To my amazing tribe of friends who have carefully checked in and provided frozen yogurt, sushi, babka, honey cakes, challot, and anything else tasty that we’ve consumed in the last couple weeks or are yet to consume today… you know me well…I’m a super typical Jew when it comes to food=comfort.

Last, and most importantly, my chazzband, for holding my hand the whole way through… and making sure I knew we were going through this pain together…. I sure wish you could take the pain of peeing right now! 😂

This blog wasn’t meant to be a giant speech of thank yous… but as I wrote them out, I saw even more-so how very lucky I am to be surrounded by a cushion of love.

We need our community. It’s that simple.

Don’t feel the need to experience this alone. It is NOTHING to be ashamed of. It happens to too many of us. There are questions, concerns, and hugs that need reception.

My voice is not simply a journal for my thoughts alone, but also a platform to echo yours.

These are life’s waves. You’re not riding them alone.

After the sun sets into Shabbat tonight, we will begin to enter in the season of harvest and giving thanks to the Holy One.

The OG Thanksgiving.

Just a few days ago, the idea of Sukkot had no meaning to me. Why would I shake the lulav when I was missing the core, my etrog, my heart?
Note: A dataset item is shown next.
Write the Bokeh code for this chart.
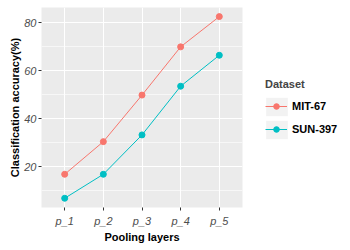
from bokeh.plotting import figure
from bokeh.models import (FactorRange, Range1d, FixedTicker, Legend, LegendItem,
                          ColumnDataSource)
from bokeh.layouts import row
from bokeh.embed import file_html
from bokeh.resources import INLINE

# ---- data ----
layers = ["p_1", "p_2", "p_3", "p_4", "p_5"]
mit67 = [16.8, 30.4, 49.8, 69.9, 82.5]
sun397 = [6.8, 16.8, 33.2, 53.5, 66.4]
y_ticks = [20, 40, 60, 80]
y_minor = [10, 30, 50, 70]
series_names = ["MIT-67", "SUN-397"]
series_cols = ["mit", "sun"]
series_colors = ["#F8766D", "#00BFC4"]

FONT = "Liberation Sans"
H = 246

p = figure(width=250, height=H, output_backend="svg", toolbar_location=None,
           x_range=FactorRange(factors=layers, range_padding=0.1,
                               range_padding_units="absolute"),
           y_range=Range1d(2.95, 86.3),
           min_border_left=41, min_border_right=8,
           min_border_top=7, min_border_bottom=35)

p.background_fill_color = "#EBEBEB"
p.border_fill_color = "white"
p.outline_line_color = None

p.xgrid.grid_line_color = "white"
p.xgrid.grid_line_width = 1
p.ygrid.grid_line_color = "white"
p.ygrid.grid_line_width = 1
p.ygrid.minor_grid_line_color = "white"
p.ygrid.minor_grid_line_width = 0.6
p.yaxis.ticker = FixedTicker(ticks=y_ticks, minor_ticks=y_minor)

for ax in (p.xaxis[0], p.yaxis[0]):
    ax.axis_line_color = None
    ax.major_tick_line_color = "#333333"
    ax.major_tick_out = 3
    ax.major_tick_in = 0
    ax.minor_tick_line_color = None
    ax.major_label_text_font = FONT
    ax.major_label_text_font_size = "11px"
    ax.major_label_text_font_style = "italic"
    ax.major_label_text_color = "#4D4D4D"
    ax.axis_label_text_font = FONT
    ax.axis_label_text_font_size = "11px"
    ax.axis_label_text_font_style = "bold"
    ax.axis_label_text_color = "black"

p.xaxis.axis_label = "Pooling layers"
p.yaxis.axis_label = "Classification accuracy(%)"
p.xaxis.major_label_standoff = 4
p.xaxis.axis_label_standoff = 1
p.yaxis.major_label_standoff = 1
p.yaxis.axis_label_standoff = 0

src = ColumnDataSource(dict(layer=layers, mit=mit67, sun=sun397))
for col, color in zip(series_cols, series_colors):
    p.line(x="layer", y=col, source=src, line_color=color, line_width=1)
    p.scatter(x="layer", y=col, source=src, size=6,
              fill_color=color, line_color=color)

# ---- legend panel (same data renderers, y range chosen so nothing shows) ----
lf = figure(width=88, height=H, output_backend="svg", toolbar_location=None,
            x_range=FactorRange(factors=layers), y_range=Range1d(500, 501),
            x_axis_type=None, y_axis_type=None,
            min_border_left=0, min_border_right=0,
            min_border_top=7, min_border_bottom=39)
lf.outline_line_color = None
lf.grid.visible = False
lf.background_fill_color = "white"
lf.border_fill_color = "white"

key_items = []
leg_items = []
for col, name, color in zip(series_cols, series_names, series_colors):
    kb = lf.rect(x="layer", y=col, width=0.5, height=1, source=src,
                 fill_color="#F2F2F2", line_color=None)
    kl = lf.line(x="layer", y=col, source=src, line_color=color, line_width=1)
    ks = lf.scatter(x="layer", y=col, source=src,
                    fill_color=color, line_color=color)
    key_items.append(LegendItem(label=" ", renderers=[kb]))
    leg_items.append(LegendItem(label=name, renderers=[kl, ks]))

key_legend = Legend(items=key_items, location=(12.5, 66.5), margin=0,
                    padding=0, spacing=0, glyph_width=27, glyph_height=23,
                    label_height=23, label_standoff=0,
                    background_fill_alpha=0, border_line_color=None)
key_legend.label_text_font_size = "11px"

legend = Legend(items=leg_items, location=(15, 71), margin=0, padding=0,
                spacing=9, glyph_width=22, glyph_height=14, label_height=14,
                label_standoff=5, title="Dataset", title_standoff=9,
                background_fill_alpha=0, border_line_color=None)
legend.title_text_font = FONT
legend.title_text_font_size = "11px"
legend.title_text_font_style = "bold"
legend.label_text_font = FONT
legend.label_text_font_size = "11px"
legend.label_text_font_style = "bold"
legend.label_text_color = "black"

lf.add_layout(key_legend)
lf.add_layout(legend)

layout = row(p, lf)
open("out.html", "w").write(file_html(layout, INLINE))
BUT. Isn’t it funny that a few days ago, while working through those feelings, it wasn’t Sukkot, it was Yom Kippur. As difficult as it was, also kind of perfect to plead so acutely with our Maker.

I opened up my entire self and not only chanted, but also cleaved, Avinu Malkeinu, HEAR OUR PRAYER, hear my prayer, answer me WHY?! Tears and all.

Today, closure, tonight, the rest that is Shabbat, and the day after, the holiday that opens the door for strength, hope, shelter, and gratitude. A Chag reminding us that life is a growing and flowing, and all situations temporary. Just as the Israelites lived in their Sukkot…. wandering… for a long time… it was all still temporary.

Life’s symmetry. The universe’s way of righting wrongs. For everything there is a season and a reason.

It hurts and doesn’t make sense now, but it will.

For this I pray.

May your Shabbat be beautiful, comforting, and peaceful. Bless your children, for they are a miracle. Take time to show gratitude for all that is miraculous and wonderful in your life.

May we all be able to see our many gifts in this life.

Shabbat Shalom and Chag Sukkot Sameach, Z’man Simchateinu.